BP to Form Global Floating Wind Team

(OW) BP is advertising a new opening in its offshore wind business, this time looking for the Head of Floating Offshore Wind, who will develop and lead its global floating offshore wind team from BP’s base in the UK.

The company participated in public discussions on California’s (floating) offshore wind
BP is also exploring floating wind as a way to decarbonise oil & gas platforms
“This is an exciting senior role to be on the frontline of our floating wind strategy and methodology, as you lead development and implementation across our global wind projects”, the company says in the job posting published on 30 September.

The oil and gas major, which officially entered into offshore wind by joining two US projects at the beginning of 2021, posted around 100 job vacancies related to offshore wind in the US and the UK a few months after its entry into the market.

BP has also entered the Japanese offshore wind market this year through an agreement with the Japanese conglomerate Marubeni, with whom BP formed a strategic partnership for offshore wind and potentially other decarbonisation projects, including hydrogen.

According to Bloomberg, the first floating wind projects for BP could be in the Celtic Sea, where the UK’s Crown Estate plans to lease areas for 4 GW of floating offshore wind capacity next year. Bloomberg also reports that the company plans to triple the number of jobs in its offshore wind business unit by next year.

So far, all BP’s offshore wind projects have been bottom-fixed, including those awarded in the UK, Scotland, and the US, as well as the project proposed in the Dutch Hollandse Kust West tender.

Among the concrete floating wind activities the company engaged in so far is joining the Floating Wind Joint Industry Project (JIP), managed by the Carbon Trust, and participating in the discussions concerning the draft environmental assessment for the Humboldt Wind Energy Area (WEA) offshore California, which will house floating wind technology.

In April this year, BP also sent a letter to two California Senate’s subcommittees on the proposed USD 45 million budget for ports and feasibility studies, “requesting that the legislature increase this amount” to USD 100 million to support the development of a multi-port plan by the end of 2022 that would, in turn, support offshore wind development in the Morro Bay and Humboldt call areas and “higher capacity floating wind technologies”.

BP is not on the list of the pre-qualified participants in California’s first (floating) offshore wind lease sale. However, the final list of eligible bidders will be published in the Final Sale Notice (FSN) before the auction starts.

Looking at BP’s previous mentions of floating wind, the company said back in September 2021 that it had “stated its ambitions in floating wind auctions off Scotland and Norway”.

Speaking about BP’s plans for the oil and gas platforms of the future back in 2019, John Kennedy, engineering director for global concept development at BP, said that the company was also looking to the Norwegian sector and the plans there to power some existing platforms with electricity from floating wind turbines.

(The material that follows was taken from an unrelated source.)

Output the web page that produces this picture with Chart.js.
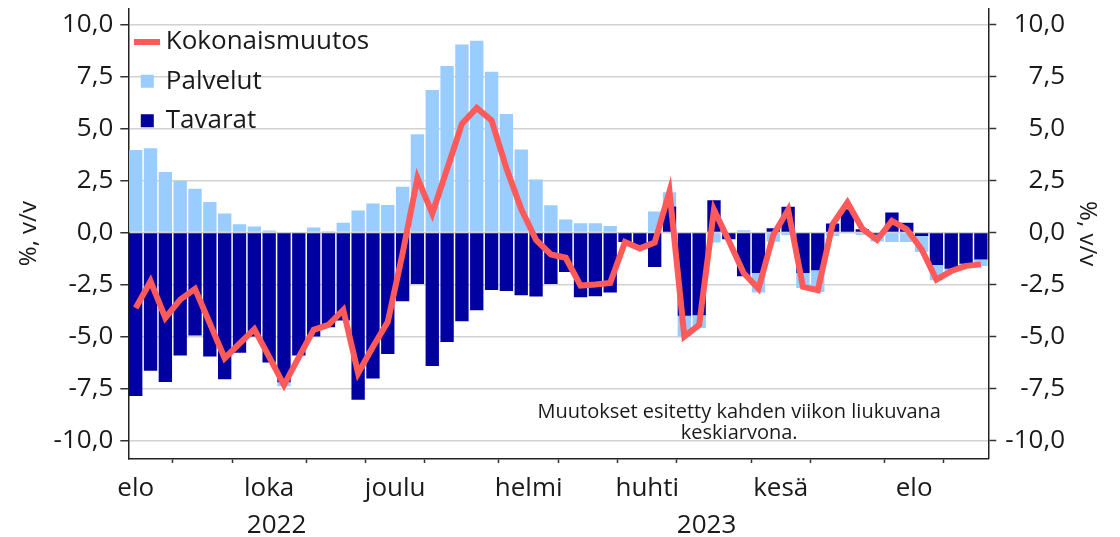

BP’s bid in Norway’s upcoming offshore wind leasing, in a consortium with Statkraft and Aker Offshore Wind (now Mainstream Renewable Power), is planned to potentially comprise infrastructure to power offshore oil and gas facilities with clean electricity.

However, the Sørlige Nordsjø II (Southern North Sea II) lease area, for which the consortium announced the bid, is deemed more suitable for bottom-fixed offshore wind, while the other area to be awarded, Utsira Nord, is designated to house floating wind projects.

Still, it looks like the company is actively looking into floating wind development for oil and gas electrification, as BP’s regional president Azerbaijan-Georgia-Turkey, Gary Jones, mentioned floating wind as one of the ways to power the platforms this June at the Baku Energy Week event about decarbonisation of offshore oil and gas platforms and the economy in general.

“We are already in action in certain areas. For example, we are exploring ways to electrify our facilities. We could do it by powering our offshore platforms through the grid or floating offshore wind turbines”, Jones said.